# Foundation Heaving ?



## C-Green (Jan 12, 2009)

One of my customers has cracks in the drywall at the wall to ceiling joint and they appear in winter and disappear in the summer. Yes it would appear as if the foundation was heaving up and down. But he has a complete crawl space that was at 60 degrees when it was 2 degrees outside. He also has a HVAC trunk running the length of the main beam in the crawl space. This problem is only in the center of his two story house on both floors. We ran some string from side to side and there was no dip in the center. Not sure what to think? Anyone else go any ideas?


----------



## neolitic (Apr 20, 2006)

The second floor problem
sounds like classic truss lift.
Don't know about the first floor.
How was it framed?
It doesn't sound like anything
that an experienced GC would
think of as foundation heaving.


----------



## OGStilts (Aug 30, 2007)

Foundation Heaving!!:laughing::laughing::laughing: Yeah right.
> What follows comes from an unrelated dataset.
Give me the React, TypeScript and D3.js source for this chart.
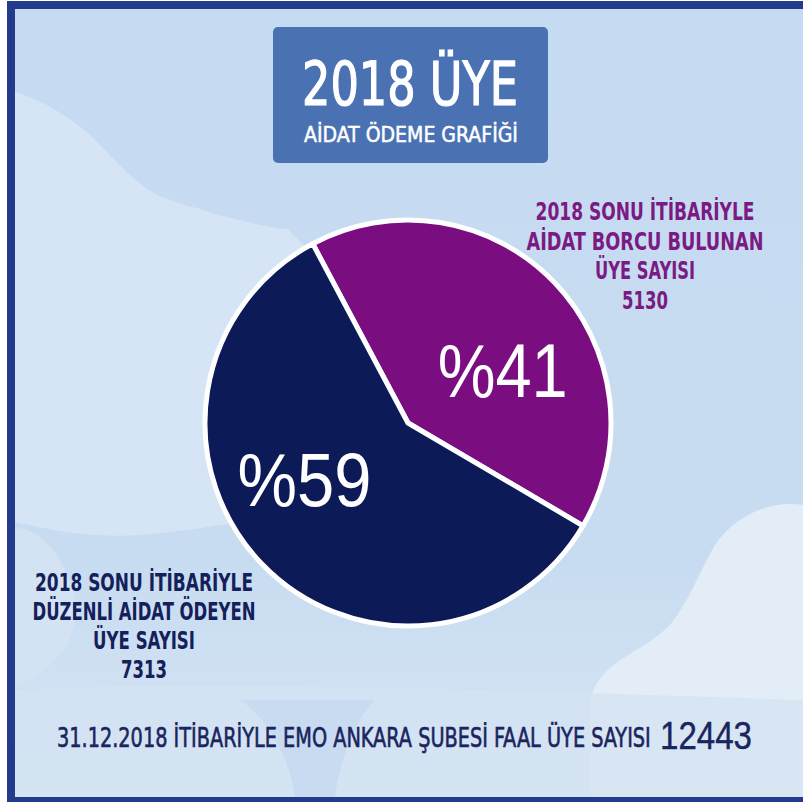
import React, { useLayoutEffect, useRef, useState } from "react";
import * as d3 from "d3";

const W = 803;
const H = 802;

// ---- data ----
const categories = ["Aidat borcu bulunan", "Düzenli aidat ödeyen"];
const values = [5130, 7313];
const percentLabels = ["%41", "%59"];
const totalMembers = 12443;
const colors = ["#7a0e80", "#0d1a58"];

const titleLine1 = "2018 ÜYE";
const titleLine2 = "AİDAT ÖDEME GRAFİĞİ";
const rightLabel = ["2018 SONU İTİBARİYLE", "AİDAT BORCU BULUNAN", "ÜYE SAYISI", String(values[0])];
const leftLabel = ["2018 SONU İTİBARİYLE", "DÜZENLİ AİDAT ÖDEYEN", "ÜYE SAYISI", String(values[1])];
const footerText = "31.12.2018 İTİBARİYLE EMO ANKARA ŞUBESİ FAAL ÜYE SAYISI";

// measured widths of the label lines in the reference
const rightWidths = [219, 237, 100, 46];
const leftWidths = [218, 223, 102, 46];

const NARROW = "'DejaVu Sans Condensed', 'DejaVu Sans', sans-serif";
const SANS = "'Liberation Sans', Arial, sans-serif";

type FitProps = {
  x: number;
  y: number;
  width: number;
  anchor?: "start" | "middle" | "end";
  baseline?: string;
  fill: string;
  family: string;
  size: number;
  weight?: string | number;
  thicken?: number;
  children: string;
};

function FitText({ x, y, width, anchor = "start", baseline, fill, family, size, weight, thicken = 0, children }: FitProps) {
  const ref = useRef<SVGTextElement>(null);
  const [s, setS] = useState(1);
  useLayoutEffect(() => {
    if (ref.current) {
      const w = ref.current.getComputedTextLength();
      if (w > 0) setS(width / w);
    }
  }, [width, children, size, family]);
  return (
    <g transform={`translate(${x},${y}) scale(${s},1)`}>
      <text
        ref={ref}
        x={0}
        y={0}
        textAnchor={anchor}
        dominantBaseline={baseline}
        fill={fill}
        stroke={thicken ? fill : undefined}
        strokeWidth={thicken || undefined}
        fontFamily={family}
        fontSize={size}
        fontWeight={weight}
      >
        {children}
      </text>
    </g>
  );
}

export default function App() {
  const cx = 408;
  const cy = 423;
  const r = 203;
  const start = (-28 * Math.PI) / 180;
  const pie = d3
    .pie<number>()
    .sort(null)
    .startAngle(start)
    .endAngle(start + 2 * Math.PI)
    .value((d) => d);
  const arcs = pie(values);
  const arc = d3.arc<d3.PieArcDatum<number>>().innerRadius(0).outerRadius(r);

  const labelPos = (a: d3.PieArcDatum<number>) => {
    const mid = (a.startAngle + a.endAngle) / 2 + (15 * Math.PI) / 180;
    const rr = a.index === 0 ? 108 : 118;
    return [cx + Math.sin(mid) * rr, cy - Math.cos(mid) * rr];
  };

  return (
    <svg
      width={W}
      height={H}
      viewBox={`0 0 ${W} ${H}`}
      style={{ position: "absolute", left: 0, top: 0, display: "block" }}
    >
      <defs>
        <linearGradient id="bg" x1="0" y1="0" x2="0" y2="1">
          <stop offset="0" stopColor="#c5dbf1" />
          <stop offset="0.7" stopColor="#c8dcf1" />
          <stop offset="1" stopColor="#d6e4f3" />
        </linearGradient>
      </defs>
      <rect x={0} y={0} width={W} height={H} fill="#ffffff" />
      <rect x={15} y={9} width={W - 15} height={788} fill="url(#bg)" />
      {/* light cloud on left */}
      <path
        d="M15,92 C40,100 70,115 95,140 C120,165 140,190 170,200 C200,212 240,215 280,222 L360,300 L340,500 C260,520 200,530 140,535 C90,538 50,530 15,522 Z"
        fill="#d6e5f5"
      />
      <path
        d="M170,150 C200,130 260,140 300,160 C330,180 340,210 320,226 C290,236 250,222 215,214 C185,206 165,180 170,150 Z"
        fill="#c6dbf1"
      />
      {/* lower left light blob */}
      <path d="M15,528 C40,528 65,555 75,600 C80,640 55,672 15,685 Z" fill="#d3e3f4" />
      {/* bottom right white cloud */}
      <path
        d="M803,505 C770,500 735,515 715,545 C700,570 690,600 670,625 C640,655 600,660 590,700 L590,797 L803,797 Z"
        fill="#e3edf8"
      />
      {/* bottom light band */}
      <path d="M15,690 C200,680 500,690 803,700 L803,797 L15,797 Z" fill="#d5e3f3" opacity={0.8} />
      <path d="M240,700 C270,720 290,760 295,797 L335,797 C340,760 355,720 375,700 Z" fill="#c8dbf0" />

      {/* frame */}
      <rect x={7} y={1} width={8} height={801} fill="#233b8c" />
      <rect x={7} y={1} width={W - 7} height={8} fill="#233b8c" />
      <rect x={7} y={797} width={W - 7} height={5} fill="#233b8c" />

      {/* title box */}
      <rect x={273} y={27} width={275} height={136} rx={5} fill="#4a72b3" />
      <FitText x={410} y={105} width={216} anchor="middle" fill="#ffffff" family={NARROW} size={60} thicken={1.2}>
        {titleLine1}
      </FitText>
      <FitText x={411} y={142} width={214} anchor="middle" fill="#ffffff" family={NARROW} size={22} thicken={0.5}>
        {titleLine2}
      </FitText>

      {/* pie */}
      <g transform={`translate(${cx},${cy})`}>
        {arcs.map((a, i) => (
          <path
            key={categories[i]}
            d={arc(a) || ""}
            fill={colors[i]}
            stroke="#ffffff"
            strokeWidth={5}
            strokeLinejoin="round"
          />
        ))}
      </g>
      {arcs.map((a, i) => {
        const [x, y] = labelPos(a);
        return (
          <FitText
            key={"p" + i}
            x={x}
            y={y}
            width={i === 0 ? 130 : 134}
            anchor="middle"
            baseline="central"
            fill="#ffffff"
            family={SANS}
            size={76}
          >
            {percentLabels[i]}
          </FitText>
        );
      })}

      {/* right label */}
      {rightLabel.map((t, i) => (
        <FitText
          key={"r" + i}
          x={645}
          y={220 + i * 29.5}
          width={rightWidths[i]}
          anchor="middle"
          fill="#7a1a82"
          family={NARROW}
          weight="bold"
          size={24}
        >
          {t}
        </FitText>
      ))}

      {/* left label */}
      {leftLabel.map((t, i) => (
        <FitText
          key={"l" + i}
          x={144}
          y={591 + i * 29}
          width={leftWidths[i]}
          anchor="middle"
          fill="#14205a"
          family={NARROW}
          weight="bold"
          size={24}
        >
          {t}
        </FitText>
      ))}

      {/* footer */}
      <FitText x={57} y={747} width={594} fill="#1a2560" family={NARROW} size={27} thicken={0.6}>
        {footerText}
      </FitText>
      <FitText x={660} y={749} width={92} fill="#1a2560" family={SANS} size={38} thicken={0.4}>
        {String(totalMembers)}
      </FitText>
    </svg>
  );
}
Sounds like truss lift to me.

Are there cracks in the foundation?


----------



## skyhook (Mar 17, 2007)

Heaving is usually caused by tree roots. Sounds like normal expansion and contraction of a wood structure.


----------



## Vinny (Jul 21, 2007)

C-Green said:


> One of my customers has cracks in the drywall at the wall to ceiling joint and they appear in winter and disappear in the summer. Yes it would appear as if the foundation was heaving up and down. But he has a complete crawl space that was at 60 degrees when it was 2 degrees outside. He also has a HVAC trunk running the length of the main beam in the crawl space. This problem is only in the center of his two story house on both floors. We ran some string from side to side and there was no dip in the center. Not sure what to think? Anyone else go any ideas?
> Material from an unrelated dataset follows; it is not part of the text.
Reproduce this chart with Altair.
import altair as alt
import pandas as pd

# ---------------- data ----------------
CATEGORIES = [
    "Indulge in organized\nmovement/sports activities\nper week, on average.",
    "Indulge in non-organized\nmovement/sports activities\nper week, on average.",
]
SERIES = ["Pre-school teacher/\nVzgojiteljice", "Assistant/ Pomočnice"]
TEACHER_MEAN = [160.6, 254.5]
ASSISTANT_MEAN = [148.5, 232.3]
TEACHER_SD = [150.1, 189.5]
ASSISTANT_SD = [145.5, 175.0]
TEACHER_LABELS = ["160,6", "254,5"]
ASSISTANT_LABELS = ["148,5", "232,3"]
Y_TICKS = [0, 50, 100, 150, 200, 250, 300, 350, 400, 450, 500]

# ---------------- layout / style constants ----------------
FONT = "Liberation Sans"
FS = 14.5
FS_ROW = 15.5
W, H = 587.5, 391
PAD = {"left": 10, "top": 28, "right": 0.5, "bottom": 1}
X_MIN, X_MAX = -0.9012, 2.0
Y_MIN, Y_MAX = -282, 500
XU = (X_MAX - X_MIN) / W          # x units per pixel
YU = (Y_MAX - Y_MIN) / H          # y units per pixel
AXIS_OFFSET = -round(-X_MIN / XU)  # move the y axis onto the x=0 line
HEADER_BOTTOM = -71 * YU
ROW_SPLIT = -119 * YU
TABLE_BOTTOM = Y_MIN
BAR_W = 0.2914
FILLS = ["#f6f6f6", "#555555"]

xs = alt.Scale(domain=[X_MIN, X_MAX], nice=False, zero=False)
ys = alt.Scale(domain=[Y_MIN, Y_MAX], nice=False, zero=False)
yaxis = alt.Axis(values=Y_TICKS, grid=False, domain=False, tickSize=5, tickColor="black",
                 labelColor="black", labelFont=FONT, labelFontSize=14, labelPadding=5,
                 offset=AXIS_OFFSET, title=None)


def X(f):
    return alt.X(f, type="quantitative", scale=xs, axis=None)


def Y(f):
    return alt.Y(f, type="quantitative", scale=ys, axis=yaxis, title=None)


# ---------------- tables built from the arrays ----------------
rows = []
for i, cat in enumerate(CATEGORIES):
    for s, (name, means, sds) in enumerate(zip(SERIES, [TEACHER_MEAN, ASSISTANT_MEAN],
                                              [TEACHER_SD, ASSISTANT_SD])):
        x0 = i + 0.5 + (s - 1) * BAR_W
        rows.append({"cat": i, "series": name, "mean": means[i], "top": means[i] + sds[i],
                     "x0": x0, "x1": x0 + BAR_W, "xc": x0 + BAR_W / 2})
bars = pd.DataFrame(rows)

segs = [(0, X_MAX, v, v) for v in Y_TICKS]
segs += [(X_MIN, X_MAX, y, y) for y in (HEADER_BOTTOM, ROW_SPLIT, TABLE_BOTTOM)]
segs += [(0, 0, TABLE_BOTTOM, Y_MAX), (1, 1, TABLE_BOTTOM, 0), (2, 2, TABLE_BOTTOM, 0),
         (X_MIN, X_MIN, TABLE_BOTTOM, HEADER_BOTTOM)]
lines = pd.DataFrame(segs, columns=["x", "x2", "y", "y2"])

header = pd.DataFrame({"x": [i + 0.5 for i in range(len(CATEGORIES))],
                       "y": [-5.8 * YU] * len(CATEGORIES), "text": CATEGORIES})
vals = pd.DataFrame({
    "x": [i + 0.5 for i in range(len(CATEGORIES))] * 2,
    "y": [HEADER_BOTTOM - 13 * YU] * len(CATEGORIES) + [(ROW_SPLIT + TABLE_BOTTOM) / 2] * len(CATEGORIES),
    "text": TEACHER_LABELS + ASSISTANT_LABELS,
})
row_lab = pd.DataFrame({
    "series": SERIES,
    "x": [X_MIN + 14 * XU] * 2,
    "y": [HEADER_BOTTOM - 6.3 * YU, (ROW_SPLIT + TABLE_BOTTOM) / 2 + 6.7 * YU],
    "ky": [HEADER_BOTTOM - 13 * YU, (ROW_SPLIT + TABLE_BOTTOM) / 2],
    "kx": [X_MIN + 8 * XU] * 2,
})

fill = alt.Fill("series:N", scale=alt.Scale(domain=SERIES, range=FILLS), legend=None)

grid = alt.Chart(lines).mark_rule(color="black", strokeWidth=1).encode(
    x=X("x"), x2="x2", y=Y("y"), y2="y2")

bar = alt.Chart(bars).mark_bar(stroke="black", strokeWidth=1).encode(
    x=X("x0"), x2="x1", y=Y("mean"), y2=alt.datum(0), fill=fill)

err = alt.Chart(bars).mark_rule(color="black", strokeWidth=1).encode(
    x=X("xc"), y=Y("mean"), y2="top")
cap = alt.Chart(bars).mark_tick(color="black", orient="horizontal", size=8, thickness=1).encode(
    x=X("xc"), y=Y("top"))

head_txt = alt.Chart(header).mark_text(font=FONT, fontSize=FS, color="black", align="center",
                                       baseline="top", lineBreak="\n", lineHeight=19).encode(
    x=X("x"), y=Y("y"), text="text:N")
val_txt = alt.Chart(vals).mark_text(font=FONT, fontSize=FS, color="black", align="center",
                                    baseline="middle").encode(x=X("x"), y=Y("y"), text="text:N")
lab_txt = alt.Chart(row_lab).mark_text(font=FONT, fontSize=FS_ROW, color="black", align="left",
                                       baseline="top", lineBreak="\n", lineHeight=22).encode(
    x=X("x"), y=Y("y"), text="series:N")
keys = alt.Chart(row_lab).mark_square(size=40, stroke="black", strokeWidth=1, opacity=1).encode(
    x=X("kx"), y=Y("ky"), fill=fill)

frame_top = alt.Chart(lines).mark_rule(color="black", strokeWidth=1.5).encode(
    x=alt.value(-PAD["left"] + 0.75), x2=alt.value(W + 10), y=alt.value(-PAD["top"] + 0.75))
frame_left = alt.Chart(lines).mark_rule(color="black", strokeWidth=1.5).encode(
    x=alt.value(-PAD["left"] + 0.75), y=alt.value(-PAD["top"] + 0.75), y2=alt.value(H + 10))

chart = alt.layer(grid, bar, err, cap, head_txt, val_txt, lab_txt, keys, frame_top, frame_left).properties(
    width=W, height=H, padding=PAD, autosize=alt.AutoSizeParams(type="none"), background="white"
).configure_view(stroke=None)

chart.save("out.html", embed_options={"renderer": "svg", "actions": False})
I assume you posted this in the E&SW forum because you assumed it was the excavating guys fault and it probably turns out, it was just another bad hammer swingers fault.
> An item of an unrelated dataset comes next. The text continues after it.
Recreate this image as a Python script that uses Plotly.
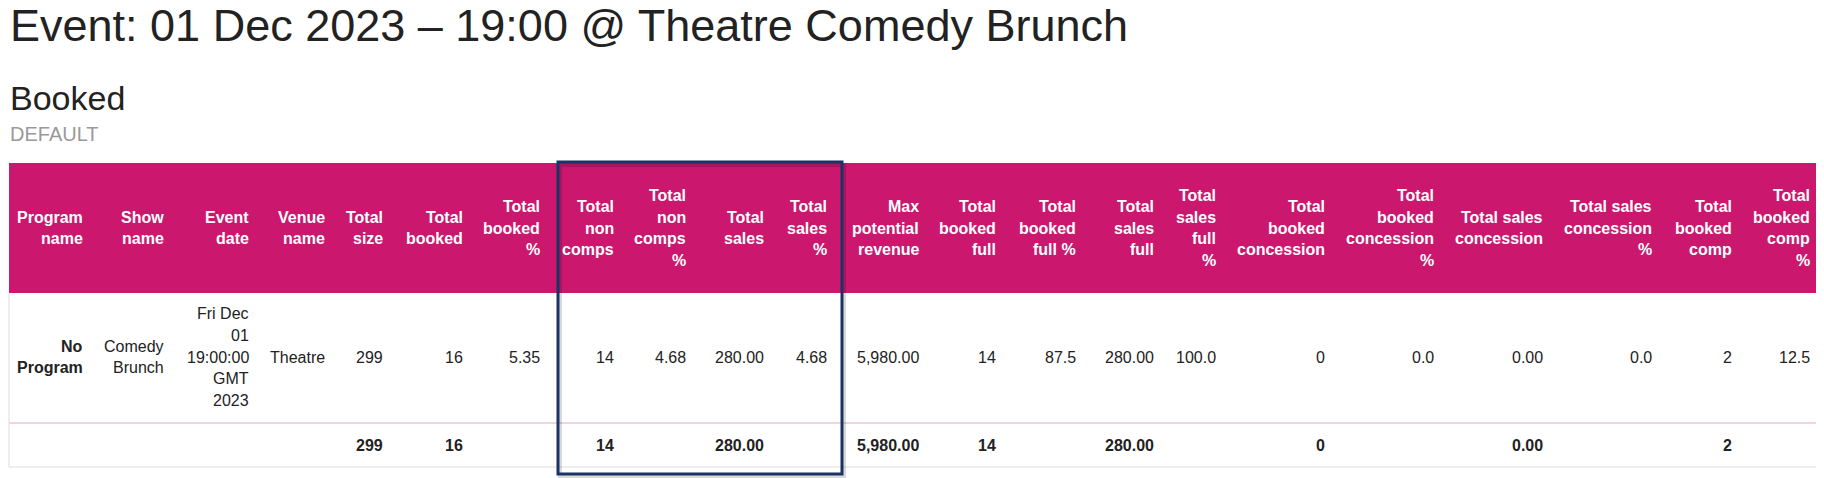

See that guys, thier always ready to blame the dopey ditch digger

J/K, LOL


----------



## DavidC (Feb 16, 2008)

Truss lift is my first guess also. Might be a good time to suggest crown molding?

Good Luck
Dave


----------



## rbsremodeling (Nov 12, 2007)

C-Green 
Production Super
Trade: *General Home Improvements *

Join Date: Jan 2009
Location: Indiana
Posts: 1


Who else has a general home improvements license here?:shutup:


----------



## neolitic (Apr 20, 2006)

rbsremodeling said:


> C-Green
> Production Super
> Trade: *General Home Improvements *
> 
> ...


While this guy *is* most likely
a POed HO.
In Indiana, Plumbers are the only ones
with state licenses.
GC's.... whatever any county, town, burg,
or whatever, wants to call it or charge you
for whatever they want to call it.


Vinny,
I asked that this be moved to drywall
or construction.
Didn't want to say so to the OP
for fear of setting off a multi-posting-binge.
You notice that no one with any 
common sense thought it was foundation.


----------